Until then, the trees must undertake their most perilous journey of the year. Growing fruit trees in Appalachia has always been a high-wire act as peaches, plums, apples and pears race to flower in early spring while dodging a killing frost.
But researchers across the United States say the milder winters of a changing climate are inducing earlier flowering of temperate tree fruits, exposing the blooms and nascent fruit to increasingly erratic frosts, hail and other adverse weather.
The problem is not obvious to consumers, in part because a harvest collapse in one region can be masked by a bumper crop in another. But unless breeders can produce more climate-resilient varieties, fruit-growing regions of the United States will be seriously disrupted by future warming scenarios, scientists say.
Breeders are working to develop new varieties, said Katherine Jarvis-Shean, a University of California plant physiologist and farm adviser. But new trees typically take two decades of methodical breeding to create, exposing existing varieties to the vagaries of shifting winters and springs. “The consumer will begin to know it’s happening in the coming 10 to 20 years,” she said, and got a foretaste five years ago when the sweet cherry crop in California crashed after a winter that was too mild.
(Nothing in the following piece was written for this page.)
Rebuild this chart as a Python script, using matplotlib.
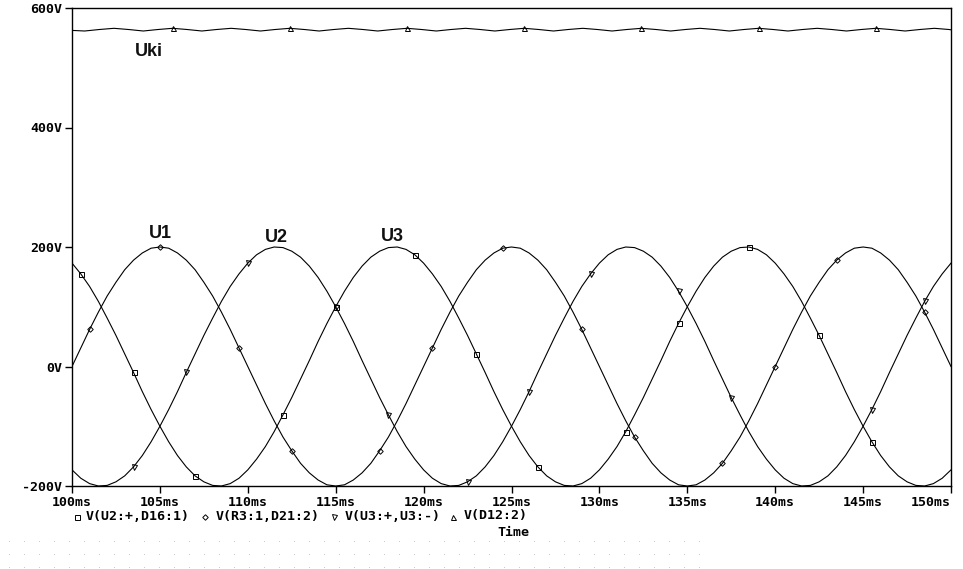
import numpy as np
import matplotlib
matplotlib.use("Agg")
import matplotlib.pyplot as plt
from matplotlib.lines import Line2D

# time axis of the sampled traces (ms)
t_ms = np.linspace(100, 150, 101)

# V(R3:1,D21:2)  -> "U1"
u1 = [0, 31, 62, 91, 118, 141, 162, 178, 190, 198, 200, 198, 190, 178, 162, 141, 118, 91, 62, 31,
      0, -31, -62, -91, -118, -141, -162, -178, -190, -198, -200, -198, -190, -178, -162, -141, -118, -91, -62, -31,
      0, 31, 62, 91, 118, 141, 162, 178, 190, 198, 200, 198, 190, 178, 162, 141, 118, 91, 62, 31,
      0, -31, -62, -91, -118, -141, -162, -178, -190, -198, -200, -198, -190, -178, -162, -141, -118, -91, -62, -31,
      0, 31, 62, 91, 118, 141, 162, 178, 190, 198, 200, 198, 190, 178, 162, 141, 118, 91, 62, 31, 0]

# V(U3:+,U3:-)  -> "U2"
u2 = [-173, -187, -196, -200, -199, -193, -183, -168, -149, -126, -100, -72, -42, -10,
      21, 52, 81, 109, 134, 155, 173, 187, 196, 200, 199, 193, 183, 168, 149, 126, 100, 72, 42, 10,
      -21, -52, -81, -109, -134, -155, -173, -187, -196, -200, -199, -193, -183, -168, -149, -126, -100, -72, -42, -10,
      21, 52, 81, 109, 134, 155, 173, 187, 196, 200, 199, 193, 183, 168, 149, 126, 100, 72, 42, 10,
      -21, -52, -81, -109, -134, -155, -173, -187, -196, -200, -199, -193, -183, -168, -149, -126, -100, -72, -42, -10,
      21, 52, 81, 109, 134, 155, 173]

# V(U2:+,D16:1)  -> "U3"
u3 = [173, 155, 134, 109, 81, 52, 21, -10, -42, -72, -100, -126, -149, -168, -183, -193, -199, -200, -196, -187,
      -173, -155, -134, -109, -81, -52, -21,
      10, 42, 72, 100, 126, 149, 168, 183, 193, 199, 200, 196, 187, 173, 155, 134, 109, 81, 52, 21,
      -10, -42, -72, -100, -126, -149, -168, -183, -193, -199, -200, -196, -187, -173, -155, -134, -109, -81, -52, -21,
      10, 42, 72, 100, 126, 149, 168, 183, 193, 199, 200, 196, 187, 173, 155, 134, 109, 81, 52, 21,
      -10, -42, -72, -100, -126, -149, -168, -183, -193, -199, -200, -196, -187, -173]

# V(D12:2)  -> "Uki", sampled at quarter ripple periods
uki_t = np.r_[100.0, np.linspace(100.72, 149.89, 60), 150.0]
uki = [562.5,
       561.5, 564, 566, 564, 561.5, 564, 566, 564, 561.5, 564, 566, 564,
       561.5, 564, 566, 564, 561.5, 564, 566, 564, 561.5, 564, 566, 564,
       561.5, 564, 566, 564, 561.5, 564, 566, 564, 561.5, 564, 566, 564,
       561.5, 564, 566, 564, 561.5, 564, 566, 564, 561.5, 564, 566, 564,
       561.5, 564, 566, 564, 561.5, 564, 566, 564, 561.5, 564, 566, 564,
       563.5]

# where the probe markers sit (ms)
u1_marks = [100.9, 105.2, 109.3, 112.3, 117.4, 120.5, 124.3, 128.8, 131.8, 136.8, 140.1, 143.5, 148.3]
u2_marks = [103.3, 106.7, 110.0, 114.9, 117.9, 122.4, 126.2, 129.3, 134.4, 137.4, 145.7, 148.7]
u3_marks = [100.3, 103.5, 107.1, 111.8, 114.9, 119.6, 123.1, 126.4, 131.4, 134.3, 138.7, 142.6, 145.7]
uki_marks = [105.4, 112.2, 118.9, 125.6, 132.4, 139.1, 145.8]

y_ticks = [-200, 0, 200, 400, 600]
y_labels = ["-200V", "0V", "200V", "400V", "600V"]
x_ticks = [100, 105, 110, 115, 120, 125, 130, 135, 140, 145, 150]
x_labels = ["%dms" % v for v in x_ticks]

legend_names = ["V(U2:+,D16:1)", "V(R3:1,D21:2)", "V(U3:+,U3:-)", "V(D12:2)"]
trace_names = ["Uki", "U1", "U2", "U3"]


def idx_of(t, marks):
    t = np.asarray(t)
    return [int(np.abs(t - m).argmin()) for m in marks]


W, H = 963, 569
fig = plt.figure(figsize=(W / 100, H / 100), dpi=100)
ax = fig.add_axes([72 / W, 1 - 486 / H, (951 - 72) / W, (486 - 8) / H])

mono = {"family": "DejaVu Sans Mono", "weight": "bold", "size": 9.5}

traces = [
    (t_ms, u3, u3_marks, "s"),
    (t_ms, u1, u1_marks, "D"),
    (t_ms, u2, u2_marks, "v"),
    (uki_t, uki, uki_marks, "^"),
]
for tt, vals, marks, m in traces:
    ax.plot(tt, vals, color="black", lw=0.8, marker=m, markevery=idx_of(tt, marks),
            ms=3.6 if m != "D" else 2.8, mfc="none", mec="black", mew=0.7)

ax.set_xlim(100, 150)
ax.set_ylim(-200, 600)
ax.set_yticks(y_ticks)
ax.set_yticklabels(y_labels, fontdict=mono)
ax.set_xticks(x_ticks)
ax.set_xticklabels(x_labels, fontdict=mono)
ax.get_xticklabels()[-1].set_ha("right")
ax.tick_params(direction="out", length=5, width=1, pad=2, color="black")
for s in ax.spines.values():
    s.set_linewidth(1)
    s.set_color("black")

# trace labels
lab = {"family": "Liberation Sans", "weight": "bold", "size": 13, "color": "#111111"}
ax.text(104.4, 527, trace_names[0], ha="center", va="center", **lab)
ax.text(105.0, 222, trace_names[1], ha="center", va="center", **lab)
ax.text(111.6, 216, trace_names[2], ha="center", va="center", **lab)
ax.text(118.25, 217, trace_names[3], ha="center", va="center", **lab)

# overlay in pixel coordinates for the legend row and window dots
ov = fig.add_axes([0, 0, 1, 1], zorder=-1)
ov.set_xlim(0, W)
ov.set_ylim(H, 0)
ov.axis("off")

gx, gy = np.meshgrid(np.arange(9, 710, 15), [541, 554, 567])
ov.scatter(gx.ravel(), gy.ravel(), s=0.6, color="#c4c4c4", linewidths=0)

leg_sym_x = [77, 205, 334, 453]
leg_txt_x = [86, 216, 345, 464]
for sx, tx, name, m in zip(leg_sym_x, leg_txt_x, legend_names, ["s", "D", "v", "^"]):
    fig.add_artist(Line2D([sx / W], [1 - 517 / H], marker=m, ms=3.6 if m != "D" else 2.8,
                          mfc="none", mec="black", mew=0.7, transform=fig.transFigure))
    fig.text(tx / W, 1 - 516 / H, name, ha="left", va="center", **mono)
fig.text(497 / W, 1 - 532 / H, "Time", ha="left", va="center", **mono)

fig.savefig("out.png", dpi=100)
Even the problem-solvers are having problems. Last year, Demuth and his colleagues at the U.S. Agriculture Department’s Appalachian Fruit Research Station in Kearneysville, W.Va., were able to conduct the controlled pollination they needed to keep their breeding program going. However, in each of the preceding four years freezes killed virtually all the blossoms and brought years of hybridization work to a halt. As a backup, they moved some of their breeding stock to a commercial nursery in Adams County, Pa., where the season is later. The peach blossoms at both locations are poised to bloom on schedule, and Demuth and his colleagues are hoping for a frost-free April.